More Eminent Domain News in Brooklyn

As gentrification in the Williamsburg section of Brooklyn continues, affordable housing advocates are seeking to acquire a 15-acre plant site in Williamsburg owned by the Pfizer Corporation. Pfizer was involved in the landmark 2005 US Supreme Court case Kelo v. City of New London that has been much criticized for permitting eminent domain abuses.

According to a report in Friday’s Wall Street Journal Health Blog by Jacob Goldstein, Pfizer is trying to sell its property to a private developer. However, New York Assemblyman Vito Lopez (D–Williamsburg), the chairman of the Assembly’s housing committee and Joseph Lentol (D–Greenpoint) plan to introduce a bill to taken the Pfizer property by eminent domain in order to build affordable housing on the site. Details of the story are found in a January 26 article in the Brooklyn Paper.

Thursday, February 7, 2008

Episode 014 - Conversation with Professor Amy Gajda

Episode 014 - Conversation with Professor Amy Gajda.mp3

Visiting Assistant Professor of Law Amy Gajda joins the faculty at Brooklyn Law School this spring from the University of Illinois - College of Law, where she is an Assistant Professor of Journalism and Law. While she is with BLS, Professor Gajda is teaching Mass Media and First Amendment and The Law of Higher Education. In today's conversation, we discuss Prof. Gajda's law review article What if Samuel D. Warren Hadn't Married a Senator's Daughter?: Uncovering the Press Coverage that Led to The Right to Privacy. The article discusses the impetus for the famous law review article The Right to Privacy by Samuel D. Warren and Louis Brandeis in 4 Harvard Law Review 193 (1890) available in HeinOnline. Publication of Prof. Gajda's article is expected in an upcoming edition of the Michigan State Law Review.

Sunday, February 3, 2008

2nd Circuit Rules on Brooklyn's Atlantic Yards Project

In a major setback for opponents of the Atlantic Yards development project in downtown Brooklyn, the 2nd Circuit Court of Appeals affirmed the dismissal of a complaint challenging eminent domain action on the grounds that it violated the Public Use Clause of the Fifth Amendment. See the NY Times article reporting the decision. The Court ruled in Goldstein v. Pataki that the plaintiffs failed to demonstrate that the project’s public benefit was a “pretext” to benefit Bruce Ratner, the private developer behind the project.

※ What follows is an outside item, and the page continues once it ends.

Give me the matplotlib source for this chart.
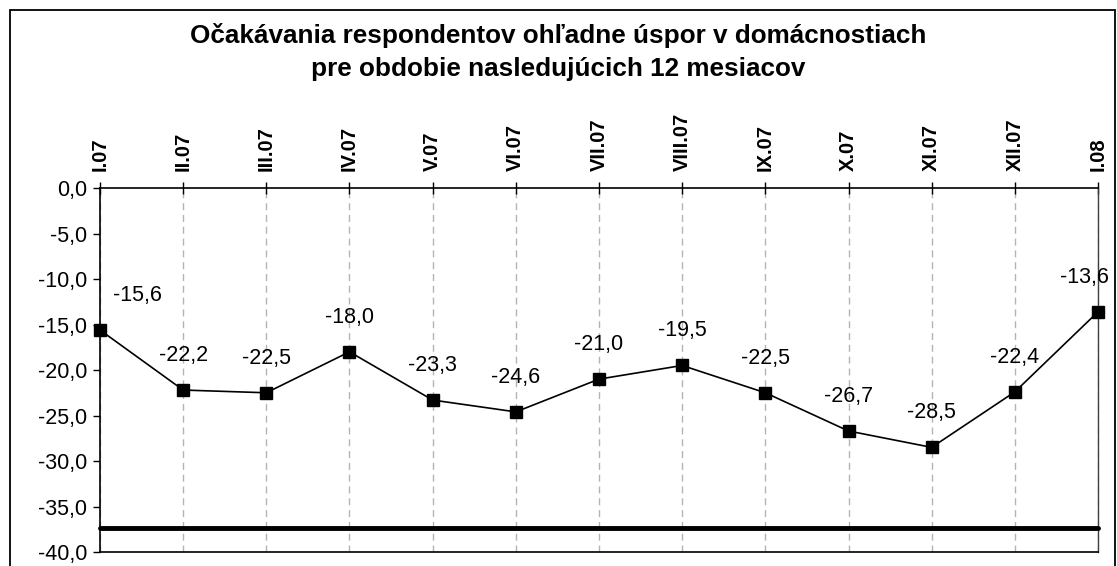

The plaintiffs challenged the condemnation as a private taking in violation of the Fifth Amendment and alleged that the “public uses” the state agencies advanced for the project were pretexts to benefit Bruce Ratner whose company first proposed it and who serves as the Project’s primary developer. The “pretext” argument was based on the Supreme Court’s decision in Kelo v. City of New London decided in 2005. The Court of Appeals rejected the “pretext” claim stating:

“We do not read Kelo’s reference to “pretext” as demanding, as the appellants would apparently have it, a full judicial inquiry into the subjective motivation of every official who supported the Project, an exercise as fraught with conceptual and practical difficulties as with state-sovereignty and separation-of-power concerns. Beyond being conclusory, the claim that the “decision to take Plaintiffs’ properties serves only one purpose” defies both logic and experience.

“At the end of the day, we are left with the distinct impression that the lawsuit is animated by concerns about the wisdom of the Atlantic Yards Project and its effect on the community. While we can well understand why the affected property owners would take this opportunity to air their complaints, such matters of policy are the province of the elected branches, not this Court.”

In the two years since the Kelo decision, many states have introduced eminent domain reform legislation in response to overwhelming public disapproval of the ruling. The effectiveness of those legislative efforts is questioned in a well researched article entitled The Limits of Backlash: Assessing the Political Response to Kelo by Ilya Somin. The article suggests that widespread political ignorance may contribute to the ineffectiveness of most eminent domain reforms. The plaintiffs challenging the Atlantic Yards development project are far from politically ignorant. Unless the Supreme Court takes their case and overrules Kelo, their struggle against eminent domain in this case seems over.